OMEGA No. 2, April 2021 |
To begin with, the politician Oxirgi’s utterly demented plan “to release the rogue god Omega from his black hole prison” relies heavily upon the renegade Time Lord needing to feed upon “the psychic unrest” the crazed leader has created on his planet. However, in order for the statesman to acquire this ability to manipulate such vast amounts of psychic energy from raw fear the reader is asked to believe that he just happened upon the last of the Mindwranglers, Kyril – who supposedly saw “no harm” in imbuing him with such a truly horrendous ability.
Furthermore, the lawmaker’s insane scheme is suddenly altered to incorporate his use of the world’s gigantic flagship to “unleash terror on the entire planet” and basically wipe Minyos’ civilisation out of existence. Admittedly, such an attack would undoubtedly generate the psychosomatic power needed to free the once great intergalactic engineer from his anti-matter prison, but some within this book’s audience might find it a bit hard to believe that the elderly legislator’s own soldiers steadfastly support such utter Armageddon upon the very population they’re sworn to protect; “I’ll talk. But it won’t do you much good. Oxirgi’s going to steal a starship. The deadliest on the planet.

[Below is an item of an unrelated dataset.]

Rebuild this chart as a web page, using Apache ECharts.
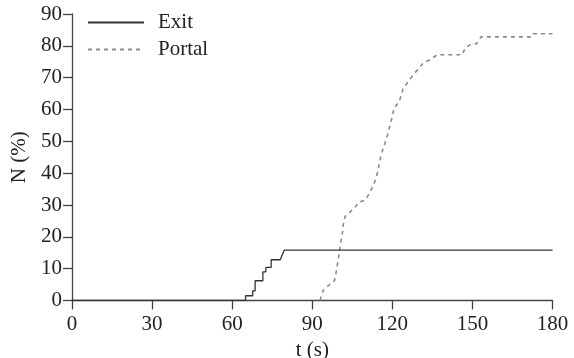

He’s going to blast everything to Hell.”
Perhaps this publication’s most persuasive selling point therefore lies with its artwork by “Doctor Who legend John Ridgway.” The former design engineer who pencilled D.C.Thompson's Commando War Stories as a hobby, adds an extra element of megalomania to Malika’s main antagonist which the old man’s dialogue doesn’t debatably project. Plus, the illustrator’s inclusion of a formidably-sized Dimetrodon skulking outside a cave entrance on top of the Green Mountain is arguably worth this US format comic’s cover price alone.